One interesting thing I have noticed about this emerging form of street democracy is that it usually takes place in countries where modern majoritarian democracy has not yet taken firm roots. Ukraine, Thailand and Venezuala are a few examples of where this new type of democracy has been played out. The one in Syrian has spiraled into a full blown civil war in which hundreds of thousands have perished. Yet instead of established democracies frowning against this fast rising trend that some call the triumph of electoral minority over the majority, they seem curiously to be very supportive, if not indifferent to, it. I am waiting for one day soon when this type of thing will happen in any of the major democracies and you will be sure to see hypocrisy in full action.
Electoral democracy usually prescribes peaceful, legitimate and constitutional ways a government that has been elected into office can be gotten rid of it. If you want to adopt some other way you consider more convenient or expeditious, you would be committing high treason. Yet public square democrats are somehow seen as heroes.
My fear is clear: we Africans are copycats. Sooner or later our self-appointed patriots and activists will begin to occupy our public squares demanding that one elected government or another whose term has not yet expired should be sacked. I pointed out in my recent series on African leaders that they are like pharaohs of ancient Egypt. Although some of them do not exercise full pharaohnic powers like their counterparts of old, they still have some pharaohnic instincts. If public square democracy gains ascendancy here, it will surely be deemed as a coup against the government in power and its participants will be treated as coupists.

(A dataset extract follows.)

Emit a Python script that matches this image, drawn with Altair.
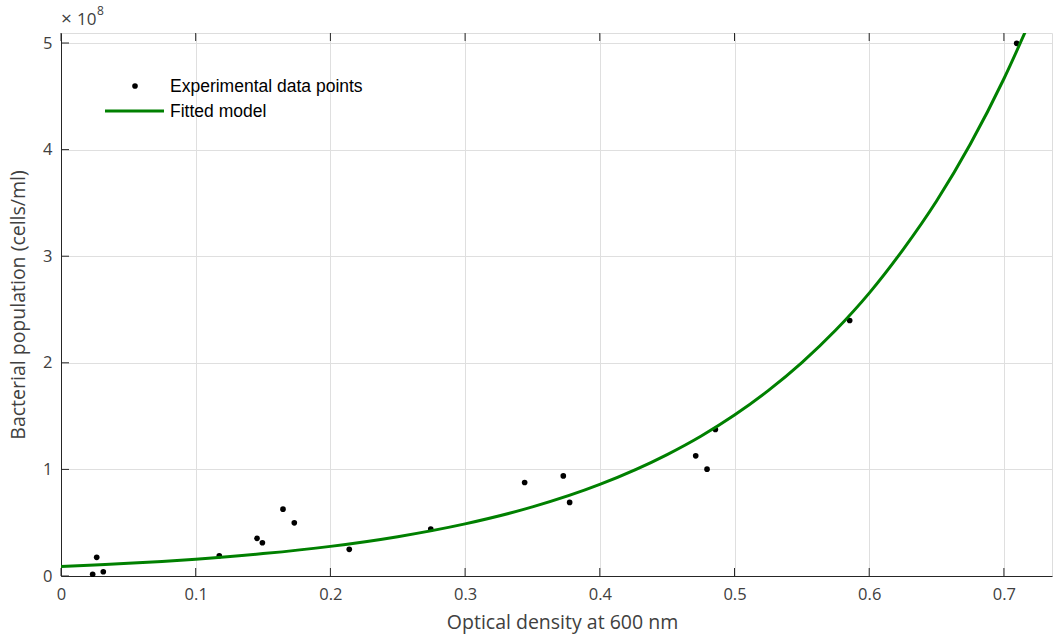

Since what usually starts as a peaceful demonstration almost always ends in violence in our clime, public square democracy will be a frightening development on our shores. Blood may flow too freely on our streets and squares. And we have shed too much blood already in the course of our nation building.
But there is also the question of the morality of public square democracy in which a vocal but very small minority disproportionally gains concession at the expense of the majority. They use intimidation, blackmail and the sympathy of the media which always lies with the underdog to destabilize some societies. The truth about the modern world is that there is hardly anything to choose between incumbents and rebels. The rebellious or revolutionary heroes that overthrew an incumbent government yesterday sometimes turn out to be worse than the men they shoved aside recently.

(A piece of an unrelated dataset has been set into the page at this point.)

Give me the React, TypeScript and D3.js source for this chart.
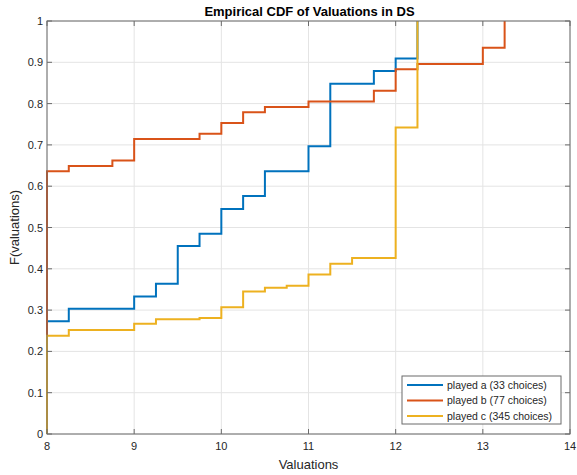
import React from "react";
import * as d3 from "d3";

const xTicks = [8, 9, 10, 11, 12, 13, 14];
const yTicks = [0, 0.1, 0.2, 0.3, 0.4, 0.5, 0.6, 0.7, 0.8, 0.9, 1];

const aX = [8, 8, 8.25, 9, 9.25, 9.5, 9.75, 10, 10.25, 10.5, 11, 11.25, 11.75, 12, 12.25];
const aF = [0, 0.273, 0.303, 0.333, 0.364, 0.455, 0.485, 0.545, 0.576, 0.636, 0.697, 0.848, 0.879, 0.909, 1];

const bX = [8, 8, 8.25, 8.75, 9, 9.75, 10, 10.25, 10.5, 11, 11.75, 12, 12.25, 13, 13.25];
const bF = [0, 0.636, 0.649, 0.662, 0.714, 0.727, 0.753, 0.779, 0.792, 0.805, 0.831, 0.883, 0.896, 0.935, 1];

const cX = [8, 8, 8.25, 9, 9.25, 9.75, 10, 10.25, 10.5, 10.75, 11, 11.25, 11.5, 12, 12.25];
const cF = [0, 0.238, 0.252, 0.267, 0.278, 0.281, 0.307, 0.345, 0.354, 0.359, 0.386, 0.412, 0.426, 0.742, 1];

const seriesNames = ["played a (33 choices)", "played b (77 choices)", "played c (345 choices)"];
const seriesColors = ["#0072BD", "#D95319", "#EDB120"];

const W = 577;
const H = 475;
const L = 47, R = 570, T = 21, B = 434;
const FONT = "'Liberation Sans', Arial, Helvetica, sans-serif";

export default function App() {
  const x = d3.scaleLinear().domain([8, 14]).range([L, R]);
  const y = d3.scaleLinear().domain([0, 1]).range([B, T]);
  const line = d3
    .line<[number, number]>()
    .x((d) => x(d[0]))
    .y((d) => y(d[1]))
    .curve(d3.curveStepAfter);
  const series = [
    { xs: aX, fs: aF },
    { xs: bX, fs: bF },
    { xs: cX, fs: cF },
  ];
  const axisColor = "#6b6b6b";
  const gridColor = "#e4e4e4";
  const textColor = "#262626";
  const tickLen = 5;

  const legX = 402, legY = 376, legW = 159, legH = 48;

  return (
    <svg
      width={W}
      height={H}
      style={{ position: "absolute", left: 0, top: 0, background: "#fff" }}
      fontFamily={FONT}
    >
      <rect x={0} y={0} width={W} height={H} fill="#fff" />
      {/* grid */}
      {xTicks.map((t) => (
        <line key={"gx" + t} x1={x(t)} x2={x(t)} y1={T} y2={B} stroke={gridColor} strokeWidth={1} />
      ))}
      {yTicks.map((t) => (
        <line key={"gy" + t} x1={L} x2={R} y1={y(t)} y2={y(t)} stroke={gridColor} strokeWidth={1} />
      ))}
      {/* series */}
      {series.map((s, i) => (
        <path
          key={"s" + i}
          d={line(s.xs.map((v, j) => [v, s.fs[j]] as [number, number])) || ""}
          fill="none"
          stroke={seriesColors[i]}
          strokeWidth={2}
        />
      ))}
      {/* box */}
      <rect x={L} y={T} width={R - L} height={B - T} fill="none" stroke={axisColor} strokeWidth={1} />
      {/* ticks */}
      {xTicks.map((t) => (
        <g key={"tx" + t}>
          <line x1={x(t)} x2={x(t)} y1={B} y2={B - tickLen} stroke={axisColor} />
          <line x1={x(t)} x2={x(t)} y1={T} y2={T + tickLen} stroke={axisColor} />
          <text x={x(t)} y={B + 16} textAnchor="middle" fontSize={11} fill={textColor}>
            {t}
          </text>
        </g>
      ))}
      {yTicks.map((t) => (
        <g key={"ty" + t}>
          <line x1={L} x2={L + tickLen} y1={y(t)} y2={y(t)} stroke={axisColor} />
          <line x1={R} x2={R - tickLen} y1={y(t)} y2={y(t)} stroke={axisColor} />
          <text x={L - 4} y={y(t) + 4} textAnchor="end" fontSize={11} fill={textColor}>
            {t}
          </text>
        </g>
      ))}
      {/* title & labels */}
      <text x={(L + R) / 2 + 1} y={16} textAnchor="middle" fontSize={13} fontWeight="bold" fill="#000">
        Empirical CDF of Valuations in DS
      </text>
      <text x={(L + R) / 2} y={469} textAnchor="middle" fontSize={13} fill={textColor}>
        Valuations
      </text>
      <text
        transform={`translate(19, ${(T + B) / 2}) rotate(-90)`}
        textAnchor="middle"
        fontSize={13}
        fill={textColor}
      >
        F(valuations)
      </text>
      {/* legend */}
      <rect x={legX} y={legY} width={legW} height={legH} fill="#fff" stroke={axisColor} strokeWidth={1} />
      {seriesNames.map((n, i) => (
        <g key={"l" + i}>
          <line
            x1={legX + 5}
            x2={legX + 41}
            y1={legY + 9 + i * 15.5}
            y2={legY + 9 + i * 15.5}
            stroke={seriesColors[i]}
            strokeWidth={2}
          />
          <text x={legX + 45} y={legY + 12.5 + i * 15.5} fontSize={10.5} fill={textColor}>
            {n}
          </text>
        </g>
      ))}
    </svg>
  );
}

What is even worse is that they become more resentful of the very method they used in removing the previous government. The people who have now removed Victor Yanukovich in Ukraine will they surrender their seat tomorrow without a fight should another group of ‘democrats’ rise up tomorrow to demand that they resign?

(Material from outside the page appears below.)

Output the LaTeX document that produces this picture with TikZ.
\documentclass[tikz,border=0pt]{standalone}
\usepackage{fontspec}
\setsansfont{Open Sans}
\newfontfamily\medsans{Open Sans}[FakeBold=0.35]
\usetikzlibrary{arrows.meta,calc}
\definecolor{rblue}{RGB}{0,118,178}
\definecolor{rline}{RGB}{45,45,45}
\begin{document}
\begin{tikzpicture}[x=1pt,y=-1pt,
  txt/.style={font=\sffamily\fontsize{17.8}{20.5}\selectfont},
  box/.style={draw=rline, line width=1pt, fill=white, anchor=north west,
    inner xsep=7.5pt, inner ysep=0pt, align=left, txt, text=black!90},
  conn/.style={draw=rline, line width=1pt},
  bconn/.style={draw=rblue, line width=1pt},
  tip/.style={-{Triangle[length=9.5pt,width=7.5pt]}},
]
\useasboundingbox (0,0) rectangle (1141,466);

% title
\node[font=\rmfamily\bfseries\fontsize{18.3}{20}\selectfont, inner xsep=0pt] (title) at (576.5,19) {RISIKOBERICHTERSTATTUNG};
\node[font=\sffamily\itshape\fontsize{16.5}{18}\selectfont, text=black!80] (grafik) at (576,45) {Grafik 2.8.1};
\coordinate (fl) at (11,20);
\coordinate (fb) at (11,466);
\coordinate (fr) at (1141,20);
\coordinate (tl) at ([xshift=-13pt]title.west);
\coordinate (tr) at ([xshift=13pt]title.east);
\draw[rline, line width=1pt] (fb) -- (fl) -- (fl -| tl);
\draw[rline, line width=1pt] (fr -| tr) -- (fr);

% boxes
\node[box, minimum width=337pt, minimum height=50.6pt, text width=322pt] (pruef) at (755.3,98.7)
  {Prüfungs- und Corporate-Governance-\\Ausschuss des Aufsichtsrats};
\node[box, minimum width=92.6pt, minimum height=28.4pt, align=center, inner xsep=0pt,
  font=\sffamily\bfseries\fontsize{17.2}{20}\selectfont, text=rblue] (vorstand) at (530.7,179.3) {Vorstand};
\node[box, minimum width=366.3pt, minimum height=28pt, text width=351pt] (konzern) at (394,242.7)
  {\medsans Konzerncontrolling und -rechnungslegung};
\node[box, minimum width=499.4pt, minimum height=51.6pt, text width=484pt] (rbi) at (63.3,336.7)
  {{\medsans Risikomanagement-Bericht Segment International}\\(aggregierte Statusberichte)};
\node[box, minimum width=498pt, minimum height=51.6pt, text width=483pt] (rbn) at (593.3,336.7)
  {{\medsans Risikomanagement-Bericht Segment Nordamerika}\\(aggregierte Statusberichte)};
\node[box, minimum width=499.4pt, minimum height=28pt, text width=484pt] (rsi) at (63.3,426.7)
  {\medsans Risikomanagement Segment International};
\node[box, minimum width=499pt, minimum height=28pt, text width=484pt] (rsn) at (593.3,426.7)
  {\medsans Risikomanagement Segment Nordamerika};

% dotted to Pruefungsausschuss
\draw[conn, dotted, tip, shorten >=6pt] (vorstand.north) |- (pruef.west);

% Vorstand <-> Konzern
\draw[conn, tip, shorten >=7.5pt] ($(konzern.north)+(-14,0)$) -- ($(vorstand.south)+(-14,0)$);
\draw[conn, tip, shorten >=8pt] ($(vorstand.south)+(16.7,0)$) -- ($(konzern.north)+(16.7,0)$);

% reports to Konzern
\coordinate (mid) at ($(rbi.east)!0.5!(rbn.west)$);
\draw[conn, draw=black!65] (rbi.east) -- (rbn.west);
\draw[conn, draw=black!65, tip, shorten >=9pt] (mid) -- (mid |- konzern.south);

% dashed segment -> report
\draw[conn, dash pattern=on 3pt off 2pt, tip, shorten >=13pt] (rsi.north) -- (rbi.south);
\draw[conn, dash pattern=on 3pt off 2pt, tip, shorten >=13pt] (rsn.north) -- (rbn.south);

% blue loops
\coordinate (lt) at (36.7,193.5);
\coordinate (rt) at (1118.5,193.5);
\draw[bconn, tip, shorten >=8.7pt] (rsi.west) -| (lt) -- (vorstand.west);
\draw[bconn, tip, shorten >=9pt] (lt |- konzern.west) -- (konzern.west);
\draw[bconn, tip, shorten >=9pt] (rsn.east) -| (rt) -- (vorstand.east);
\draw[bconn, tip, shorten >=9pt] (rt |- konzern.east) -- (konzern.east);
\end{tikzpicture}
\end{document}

I have not been in government but I can tell from my vantage position as a keen observer and commentator that some challenges confronting certain societies do not admit of quick-fixes. Take the economic challenges facing Venezuala for instance which have made thousands to take to the streets in protest against President Nicolas Maduro. Even if the protesters succeed in ousting Maduro, the 56 per cent inflation that is at the root of that country’s problems, will not disappear overnight. What is more, unless the new men become friends with the USA, the situation of Venezuala may even worsen. That is why those who get fed up and want to pour unto the streets in protest must learn the virtues of patience, prayer and co-operation with their leaders to fix whatever problems their country is confronted with. Nation building is not an easy, quick-fix project. It requires time and patience.